Happy Sunday to you, another day has passed us and we get ready for another week ahead. So much happens that it is hard to keep up. With every bit of information available it can be tedious to sit down and write a reflective piece on a current event. In all honesty I just like to visit, converse, discuss, and discover. When I finally sat down to recap the week the first link on the Internet’s front page was this following story about a new anti-bully program. It has taken years of research to find and decisively determine what is an effective method of preventing bullying and resolving it. Scientists, psychologists, and researchers alike have analyzed elementary to secondary students suffering from depression and bullying to make this discovery. This discovery being a new method of intervening, stepping in, and helping.
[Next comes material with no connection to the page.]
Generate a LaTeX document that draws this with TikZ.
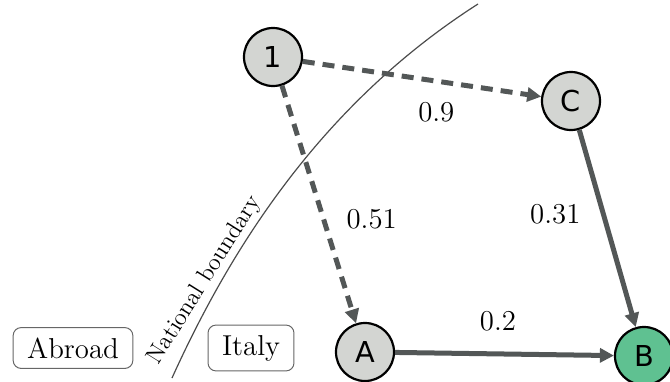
\documentclass[tikz,border=0pt]{standalone}
\usepackage{fontspec}
\newfontfamily\statefont{DejaVu Sans}
\usetikzlibrary{arrows.meta}
\definecolor{edgegray}{RGB}{83,87,87}
\definecolor{nodegray}{RGB}{211,213,210}
\definecolor{goalgreen}{RGB}{95,193,145}

\begin{document}
\begin{tikzpicture}[x=0.5pt, y=-0.5pt,
  state/.style={circle, draw=black, line width=1.1pt, fill=nodegray, minimum size=29pt, inner sep=0pt, font=\statefont\Large},
  trans/.style={edgegray, line width=2.5pt, -{Triangle[length=7pt, width=7pt]}},
  maybe/.style={trans, dash pattern=on 6pt off 4pt},
  region/.style={draw=black!60, rounded corners=4pt, line width=0.5pt, inner xsep=7pt, inner ysep=5pt, font=\Large},
  prob/.style={black, font=\Large}]
  \clip (0,0) rectangle (670,381);
  % national boundary
  \draw[black!70, line width=0.6pt] (172,378) .. controls (230,250) and (320,105) .. (478,4);
  \node[font=\large, rotate=58] (border) at (205,280) {National boundary};
  \node[region] (abroad) at (73,348) {Abroad};
  \node[region] (italy) at (251,348) {Italy};
  % states
  \node[state] (s1) at (273,57) {1};
  \node[state] (sC) at (571,101) {C};
  \node[state] (sA) at (365,352) {A};
  \node[state, fill=goalgreen] (sB) at (644,356) {B};
  % transitions
  \draw[maybe] (s1) -- node[prob, pos=0.56, below=6pt] {0.9} (sC);
  \draw[maybe] (s1) -- node[prob, pos=0.56, right=7pt] {0.51} (sA);
  \draw[trans] (sC) -- node[prob, pos=0.43, left=7pt] {0.31} (sB);
  \draw[trans] (sA) -- node[prob, pos=0.47, above=7pt] {0.2} (sB);
\end{tikzpicture}
\end{document}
The program focuses on teaching students of all groups as well as their teachers what bully is, how to intervene, how to help the victim and bully. Ideally, reducing depression and increasing self-esteem which as anyone can agree that both those factors will affect your attitude and actions no matter who you are. The dirty down of Finnish method is something we can all try doing and that is being nice.
Science has come a long way and it has been an exciting week for discoveries as are most weeks on this planet. On the scale of grand discoveries from gravitational waves shaping time and space to methods and models for better behavior we are still on a divine journey. It is certainly a wild trip and while you’re scrolling through emails, stories, and breakthroughs remember your maker and where you have come from, you tiny, created atom you.
In the mean time, let’s be excellent to everyone.
Anti-bullying program focused on bystanders helps the students who need it the most: Study reports on success of model used in Finland
Many K-12 school efforts to reduce bullying have proven not very effective, leading educators to wonder what bullying prevention approach works best. A new study finds one anti-bullying program works extremely well. The study of more than 7,000 students in 77 elementary schools in Finland found that one program greatly benefited the mental health of sixth graders who were bullied the most, significantly improving their self-esteem and reducing their depression.